Yahoo! Stock: Eric Jackson Unloads, Gordon Crawford Ups Stake To 10.1%

Posted Oct 12, 2008

When Yahoo! Inc. (NASDAQ:YHOO) had their 2008 Annual Meeting of Stockholders on August 1, 2008, their stock was trading at about $19.80 per share.  At the conclusion of the meeting of the stockholders, it was decided that all of the board members would remain seated.  Carl Icahn, Frank Biondi, and John Chapple joined the Yahoo! Board out of a proxy settlement.  Capital Research called for a vote recount after the meeting and Eric Jackson pointed out that the vote count was controversial. 

Nothing had changed with Yahoo!’s Board of Directors since then.  However, two major events have ignited in the last week. 

The first event is that Yahoo!’s stock dropped to below $13 this past week.  After seeing this happen, Mithras Capital made a request to have Microsoft make an offer to buy-out Yahoo! at $22 per share.  This is $9 per share less than Microsoft’s original offer.  In response to the stock hitting this low, former major Yahoo! shareholder Eric Jackson sold all his hedge fund’s shares in Yahoo!

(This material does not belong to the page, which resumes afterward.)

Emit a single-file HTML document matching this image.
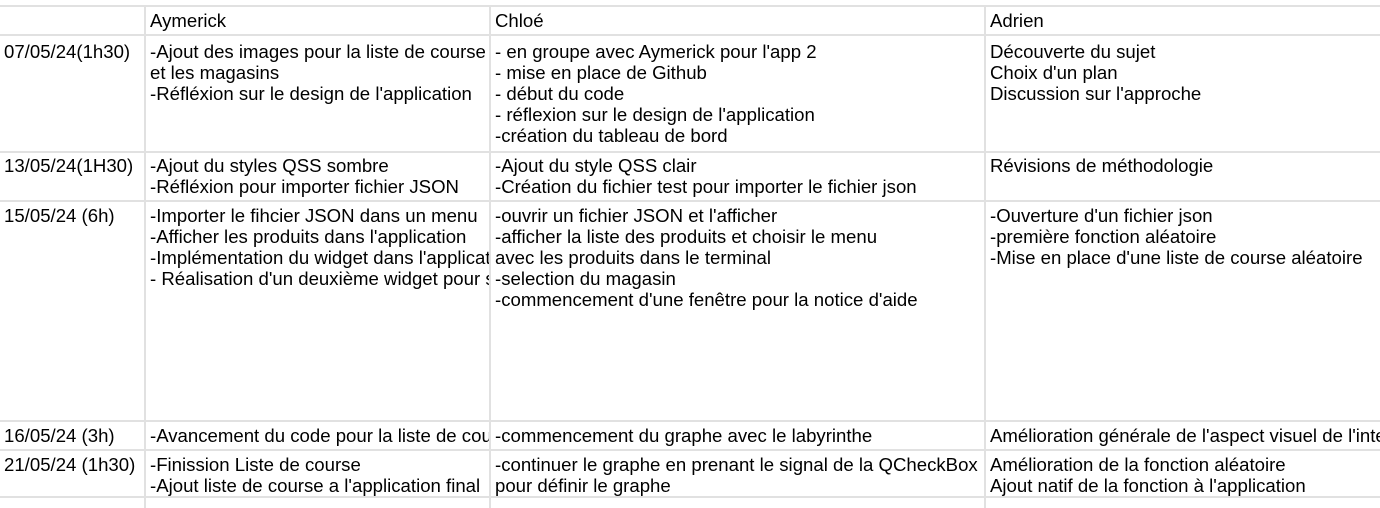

“I sold my YHOO stake, which I held through my hedge fund last month when it hit $20,” stated Jackson. “I still own a small amount personally. I had no idea idea it would fall this much but I finally decided to stop pushing a rope by calling for change from the inside [as a shareholder]. I voted with my feet. This board has the blood of its shareholders on its hands, and I hope they wear that scarlet letter stigma for a long time.”

Jackson was very proactive in having Terry Semel fired from the company.  Jackson also interrogated the current Yahoo! board at the 2008 Annual Meeting of Stockholders. 

The second major event that took place this week is that Capital Research upped the amount of ownership that they have in Yahoo!  Capital Research owned 8.6% and now they own 10.1%.  It is slightly peculiar that a company that wanted to have a recount for the renomination of the Yahoo! board increase their investment. 

This seems just as odd as the Carl Icahn twist.  First Carl Icahn accused that Jerry Yang a real-life self-destructive doomsday device for his company, then after joining the board Icahn stated that it was the beginning of a beautiful friendship.